Thursday, April 8, 2010

Clearly Claire: 'Remember Me' has unnecessary ending

It was Saturday afternoon, I had just woken up and was still groggy when I went to my computer to read reviews from RottenTomatoes.com. (I love the show, so I always check the website before seeing a movie.) I had been planning on seeing the movie "She's Out of My League" and was checking to see if it had gotten good ratings. I stumbled upon angry blogs about a movie called "Remember Me".

This intrigued me. What about this non-vampire-loving Robert Pattinson movie had gotten all these viewers so steamed? Everyone said that movie was unnecessary. It's ending was cheap and only there to get a quick tear from everyone in the audience. I had heard all of this but it only made me want to see it more. No one would say what the ending was, but I had to know what had rilled up so many feathers.

I drove as quickly as I could to the 4:45 showing, sat in the plush chair with an arm full of Sour Patch Kids and Popcorn, and prepared myself for a teen drama about finding yourself. Something I had see before, but I was not prepared for what I was about to see.

(SPOILER: I am going to reveal the ending, so if you want to see the movie don't read. It isn't really worth seeing, but just in case.) Pattinson's character falls in love, endures a brother's suicide, and finally makes up with his stone-hearted father when the ending rolled around. I thought the movie was about to be over, so I packed up my purse, unsure of why a nation had been angered by this movie and then it happened.
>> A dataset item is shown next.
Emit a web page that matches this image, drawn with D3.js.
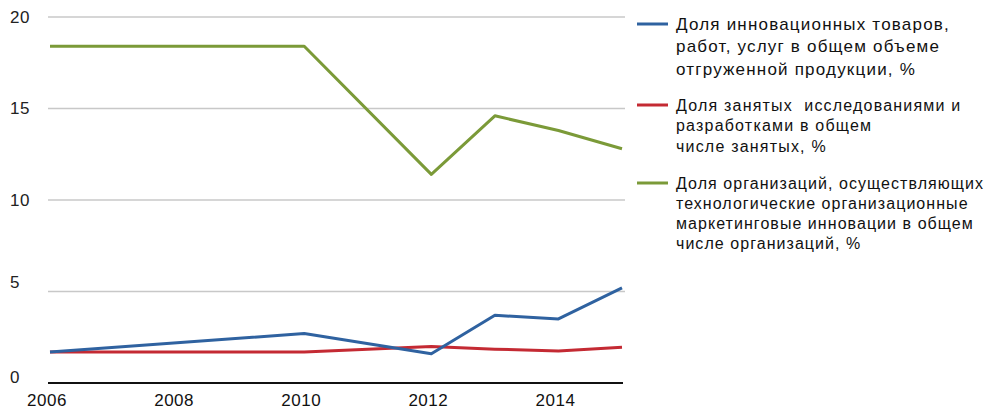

A teacher on screen wrote September 11, 2001 on the board and the cameras pan away from Pattinson to show him inside one of the Twin Towers.

That is when I lost it. Tears began to pour from my face in buckets. My nose began to run and I sniffed along with every other person in the room. This all happened before the airplanes even hit. The little boy who had been sitting next to me bored through the entire movie looked up at his teary-eyed mother and asked "Why is that girl crying?". I lost it again. It had been so long since I had thought of that day, but when I saw the crash, it all came rushing back. The fears, the emotions, the knowledge that nothing was ever going to be the same.

The thing was, I wasn't crying because Pattinson's character died, although it was sad, I was crying because of the Towers falling and remembering the way I felt that day. I was suddenly as angry as the Rotten Tomatoes bloggers. How dare the filmmakers take advantage of our tragedy in order to get cheap tears, especially from pre-teens who probably didn't even remember that day, let alone what it represented. The movie would have been fine without that ending, better in fact, because I wouldn't have felt so awful. I get that the filmmakers wanted the ending to be sad, but they did not have to do it in that way.

I'm not saying that we can never have movies about 9/ll, but if we do, I want them to be worth something. If you are going to make me cry, do it for a better reason than, just because you can. I hate movies that take advantage of dire moments in history in order to get people to cry. I now understand the anger and decided to add my own blog to Rotten Tomatoes. You filmmakers did it, you rilled my feathers.